Begin at the top of the records below and return each line exactly through the line with "0.005, 0.004, 0.003];". Skip pictures.

-- Records provided start --

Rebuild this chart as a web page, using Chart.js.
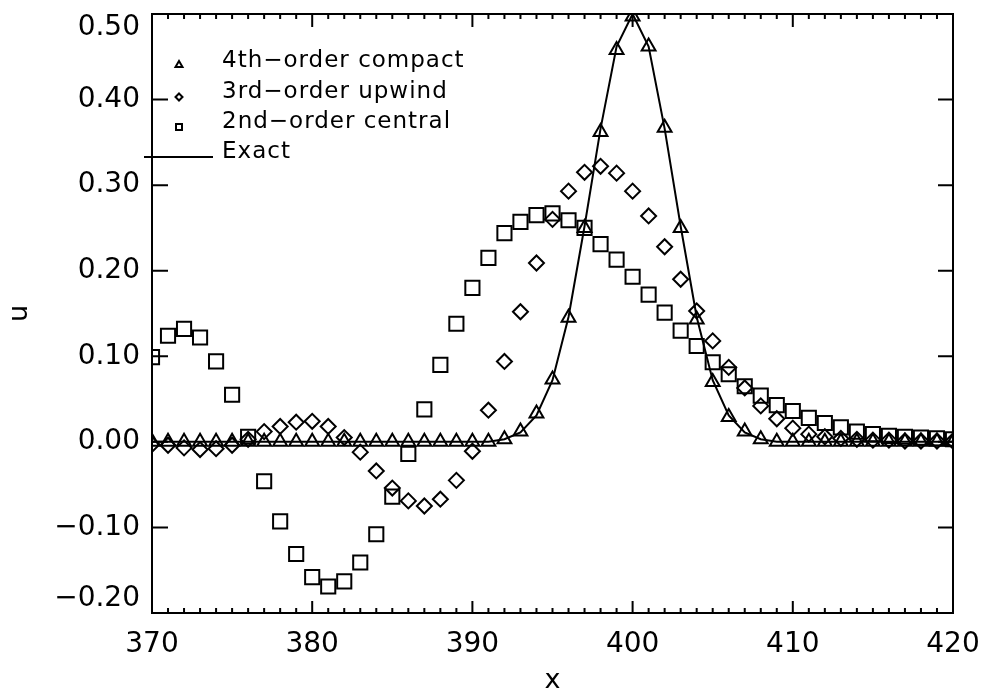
<!DOCTYPE html>
<html>
<head>
<meta charset="utf-8">
<script src="https://cdn.jsdelivr.net/npm/chart.js@4/dist/chart.umd.min.js"></script>
<style>
  html, body { margin: 0; padding: 0; background: #fff; }
  #wrap { width: 990px; height: 694px; }
</style>
</head>
<body>
<div id="wrap"><canvas id="waveChart" width="990" height="694"></canvas></div>
<script>
// grid points (x)
const xPoints = [370, 371, 372, 373, 374, 375, 376, 377, 378, 379,
                 380, 381, 382, 383, 384, 385, 386, 387, 388, 389,
                 390, 391, 392, 393, 394, 395, 396, 397, 398, 399,
                 400, 401, 402, 403, 404, 405, 406, 407, 408, 409,
                 410, 411, 412, 413, 414, 415, 416, 417, 418, 419, 420];

// 4th-order compact (triangles)
const compactU = [0, 0, 0, 0, 0, 0, 0, 0, 0, 0,
                  0, 0, 0, 0, 0, 0, 0, 0, 0, 0,
                  0, 0, 0.003, 0.012, 0.033, 0.073, 0.145, 0.25, 0.362, 0.458,
                  0.497, 0.462, 0.367, 0.25, 0.143, 0.07, 0.029, 0.012, 0.003, 0,
                  0, 0, 0, 0, 0, 0, 0, 0, 0, 0, 0];

// 3rd-order upwind (diamonds)
const upwindU = [-0.003, -0.004, -0.007, -0.009, -0.008, -0.004, 0.003, 0.012, 0.018, 0.023,
                 0.024, 0.018, 0.005, -0.012, -0.034, -0.054, -0.069, -0.075, -0.067, -0.045,
                 -0.011, 0.037, 0.094, 0.152, 0.209, 0.26, 0.293, 0.315, 0.322, 0.314,
                 0.293, 0.264, 0.228, 0.19, 0.153, 0.118, 0.087, 0.063, 0.042, 0.027,
                 0.016, 0.009, 0.006, 0.004, 0.003, 0.002, 0.002, 0.001, 0.001, 0.001, 0.001];

// 2nd-order central (squares)
const centralU = [0.099, 0.124, 0.132, 0.122, 0.094, 0.055, 0.006, -0.046, -0.093, -0.131,
                  -0.158, -0.169, -0.163, -0.141, -0.108, -0.064, -0.014, 0.038, 0.09, 0.138,
                  0.18, 0.215, 0.244, 0.257, 0.265, 0.267, 0.259, 0.25, 0.231, 0.213,
                  0.193, 0.172, 0.151, 0.13, 0.112, 0.093, 0.079, 0.065, 0.054, 0.043,
                  0.036, 0.028, 0.022, 0.017, 0.012, 0.009, 0.007, 0.006, 0.005, 0.004, 0.003];

// exact solution (solid line)
const exactU = [0, 0, 0, 0, 0, 0, 0, 0, 0, 0,
                0, 0, 0, 0, 0, 0, 0, 0, 0, 0,
                0, 0, 0.003, 0.011, 0.031, 0.072, 0.146, 0.252, 0.366, 0.462,
                0.5, 0.462, 0.366, 0.252, 0.146, 0.072, 0.031, 0.011, 0.003, 0,
                0, 0, 0, 0, 0, 0, 0, 0, 0, 0, 0];

const legendLabels = ['4th\u2212order compact', '3rd\u2212order upwind', '2nd\u2212order central', 'Exact'];
const yTicks = [-0.2, -0.1, 0, 0.1, 0.2, 0.3, 0.4, 0.5];
const xTicks = [370, 380, 390, 400, 410, 420];

const toXY = arr => arr.map((v, i) => ({ x: xPoints[i], y: v }));

Chart.defaults.color = '#000';
Chart.defaults.font.family = '"DejaVu Sans", sans-serif';

// frame, inward ticks and in-plot legend
const idlAxes = {
    id: 'idlAxes',
    afterDraw(chart) {
        const { ctx, chartArea: a, scales: { x, y } } = chart;
        ctx.save();
        ctx.strokeStyle = '#000';
        ctx.lineWidth = 2;
        ctx.strokeRect(a.left, a.top, a.right - a.left, a.bottom - a.top);

        ctx.beginPath();
        for (let v = 370; v <= 420; v++) {
            const px = x.getPixelForValue(v);
            const major = v % 10 === 0;
            ctx.moveTo(px, a.bottom); ctx.lineTo(px, a.bottom - (major ? 12 : 5));
            ctx.moveTo(px, a.top); ctx.lineTo(px, a.top + (major ? 13 : 5));
        }
        yTicks.forEach(v => {
            const py = y.getPixelForValue(v);
            ctx.moveTo(a.left, py); ctx.lineTo(a.left + 16, py);
            ctx.moveTo(a.right, py); ctx.lineTo(a.right - 15, py);
        });
        ctx.stroke();

        // legend
        ctx.font = '23px "DejaVu Sans", sans-serif';
        ctx.letterSpacing = '1px';
        ctx.fillStyle = '#000';
        ctx.textBaseline = 'alphabetic';
        const rows = [67, 98, 128, 158];
        legendLabels.forEach((t, i) => ctx.fillText(t, 222, rows[i]));

        ctx.lineWidth = 2;
        // triangle
        ctx.beginPath();
        ctx.moveTo(179, 61); ctx.lineTo(182.5, 67); ctx.lineTo(175.5, 67); ctx.closePath();
        ctx.stroke();
        // diamond
        ctx.beginPath();
        ctx.moveTo(179, 93.5); ctx.lineTo(182.5, 97); ctx.lineTo(179, 100.5); ctx.lineTo(175.5, 97); ctx.closePath();
        ctx.stroke();
        // square
        ctx.strokeRect(176, 124, 6, 6);
        // exact line
        ctx.beginPath();
        ctx.moveTo(144, 157); ctx.lineTo(213, 157);
        ctx.stroke();
        ctx.restore();
    }
};

// y label text; end labels are pushed inside the frame like the original
function yLabel(v) {
    const s = (v < 0 ? '\u2212' : '') + Math.abs(v).toFixed(2);
    if (v >= 0.5) return ['', s];
    if (v <= -0.2) return [s, ''];
    return s;
}

new Chart(document.getElementById('waveChart'), {
    type: 'line',
    data: {
        datasets: [
            {
                label: 'Exact',
                data: toXY(exactU),
                borderColor: '#000',
                borderWidth: 2,
                pointRadius: 0,
                tension: 0
            },
            {
                label: '4th-order compact',
                data: toXY(compactU),
                showLine: false,
                pointStyle: 'triangle',
                pointRadius: 8,
                pointBorderWidth: 2,
                pointBorderColor: '#000',
                pointBackgroundColor: 'rgba(0,0,0,0)'
            },
            {
                label: '3rd-order upwind',
                data: toXY(upwindU),
                showLine: false,
                pointStyle: 'rectRot',
                pointRadius: 7.5,
                pointBorderWidth: 2,
                pointBorderColor: '#000',
                pointBackgroundColor: 'rgba(0,0,0,0)'
            },
            {
                label: '2nd-order central',
                data: toXY(centralU),
                showLine: false,
                pointStyle: 'rect',
                pointRadius: 10,
                pointBorderWidth: 2,
                pointBorderColor: '#000',
                pointBackgroundColor: 'rgba(0,0,0,0)'
            }
        ]
    },
    options: {
        responsive: false,
        animation: false,
        layout: { padding: { top: 14, right: 37, bottom: 0, left: 0 } },
        plugins: {
            legend: { display: false },
            tooltip: { enabled: false }
        },
        scales: {
            x: {
                type: 'linear',
                min: 370,
                max: 420,
                grid: { display: false, drawTicks: false },
                border: { display: false },
                afterBuildTicks: s => { s.ticks = xTicks.map(v => ({ value: v })); },
                afterFit: s => { s.height = 81; s.paddingLeft = 0; s.paddingRight = 0; },
                ticks: {
                    padding: 18,
                    maxRotation: 0,
                    font: { size: 28, lineHeight: 1 },
                    callback: v => String(v)
                },
                title: {
                    display: true,
                    text: 'x',
                    font: { size: 27, lineHeight: 1 },
                    padding: 0
                }
            },
            y: {
                type: 'linear',
                min: -0.2,
                max: 0.5,
                grid: { display: false, drawTicks: false },
                border: { display: false },
                afterBuildTicks: s => { s.ticks = yTicks.map(v => ({ value: v })); },
                afterFit: s => { s.width = 152; s.paddingTop = 0; s.paddingBottom = 0; },
                ticks: {
                    padding: 12,
                    font: { size: 28, lineHeight: 1 },
                    callback: yLabel
                },
                title: {
                    display: true,
                    text: 'u',
                    font: { size: 27, lineHeight: 1 },
                    padding: { top: 6, bottom: 0 }
                }
            }
        }
    },
    plugins: [idlAxes]
});
</script>
</body>
</html>
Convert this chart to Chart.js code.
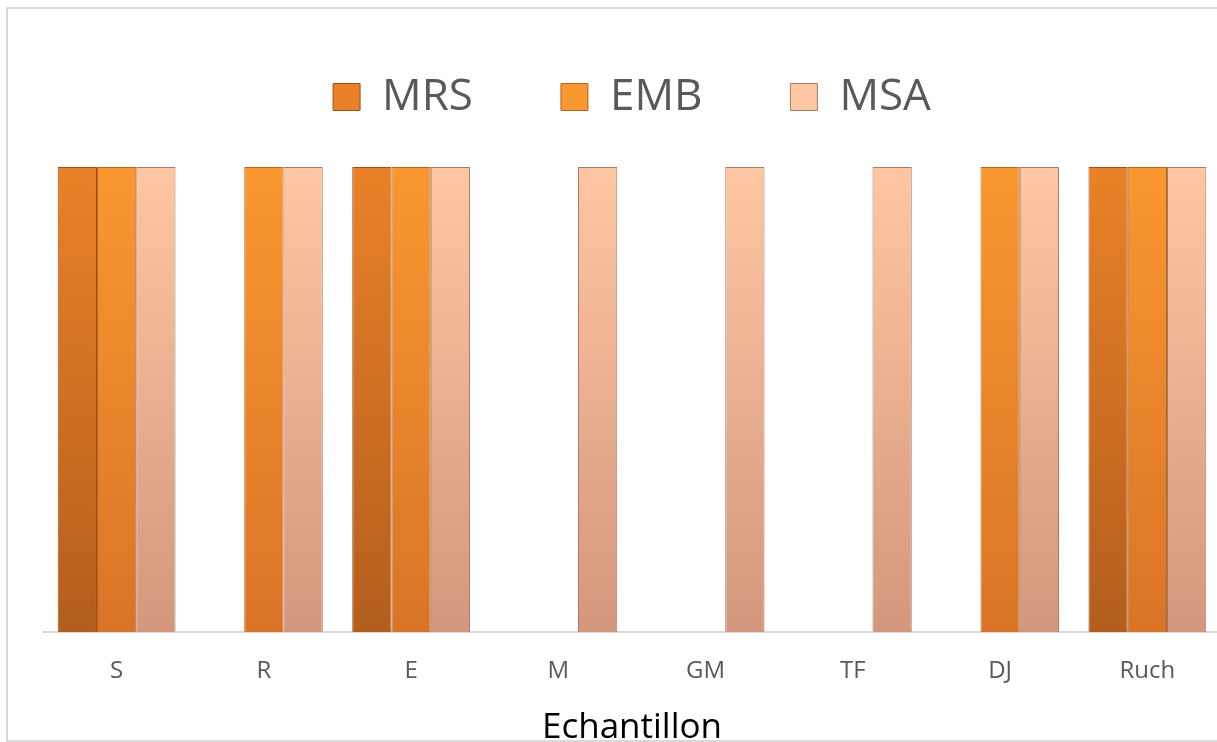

-- Records provided end --

▶ **Output for this task**
Rebuild this chart as a web page, using Chart.js.
<!DOCTYPE html>
<html>
<head>
<meta charset="utf-8">
<script src="https://cdn.jsdelivr.net/npm/chart.js@4/dist/chart.umd.min.js"></script>
<style>
  html, body { margin: 0; padding: 0; background: #fff; }
  #wrap { width: 990px; height: 694px; }
</style>
</head>
<body>
<div id="wrap"><canvas id="waveChart" width="990" height="694"></canvas></div>
<script>
// grid points (x)
const xPoints = [370, 371, 372, 373, 374, 375, 376, 377, 378, 379,
                 380, 381, 382, 383, 384, 385, 386, 387, 388, 389,
                 390, 391, 392, 393, 394, 395, 396, 397, 398, 399,
                 400, 401, 402, 403, 404, 405, 406, 407, 408, 409,
                 410, 411, 412, 413, 414, 415, 416, 417, 418, 419, 420];

// 4th-order compact (triangles)
const compactU = [0, 0, 0, 0, 0, 0, 0, 0, 0, 0,
                  0, 0, 0, 0, 0, 0, 0, 0, 0, 0,
                  0, 0, 0.003, 0.012, 0.033, 0.073, 0.145, 0.25, 0.362, 0.458,
                  0.497, 0.462, 0.367, 0.25, 0.143, 0.07, 0.029, 0.012, 0.003, 0,
                  0, 0, 0, 0, 0, 0, 0, 0, 0, 0, 0];

// 3rd-order upwind (diamonds)
const upwindU = [-0.003, -0.004, -0.007, -0.009, -0.008, -0.004, 0.003, 0.012, 0.018, 0.023,
                 0.024, 0.018, 0.005, -0.012, -0.034, -0.054, -0.069, -0.075, -0.067, -0.045,
                 -0.011, 0.037, 0.094, 0.152, 0.209, 0.26, 0.293, 0.315, 0.322, 0.314,
                 0.293, 0.264, 0.228, 0.19, 0.153, 0.118, 0.087, 0.063, 0.042, 0.027,
                 0.016, 0.009, 0.006, 0.004, 0.003, 0.002, 0.002, 0.001, 0.001, 0.001, 0.001];

// 2nd-order central (squares)
const centralU = [0.099, 0.124, 0.132, 0.122, 0.094, 0.055, 0.006, -0.046, -0.093, -0.131,
                  -0.158, -0.169, -0.163, -0.141, -0.108, -0.064, -0.014, 0.038, 0.09, 0.138,
                  0.18, 0.215, 0.244, 0.257, 0.265, 0.267, 0.259, 0.25, 0.231, 0.213,
                  0.193, 0.172, 0.151, 0.13, 0.112, 0.093, 0.079, 0.065, 0.054, 0.043,
                  0.036, 0.028, 0.022, 0.017, 0.012, 0.009, 0.007, 0.006, 0.005, 0.004, 0.003];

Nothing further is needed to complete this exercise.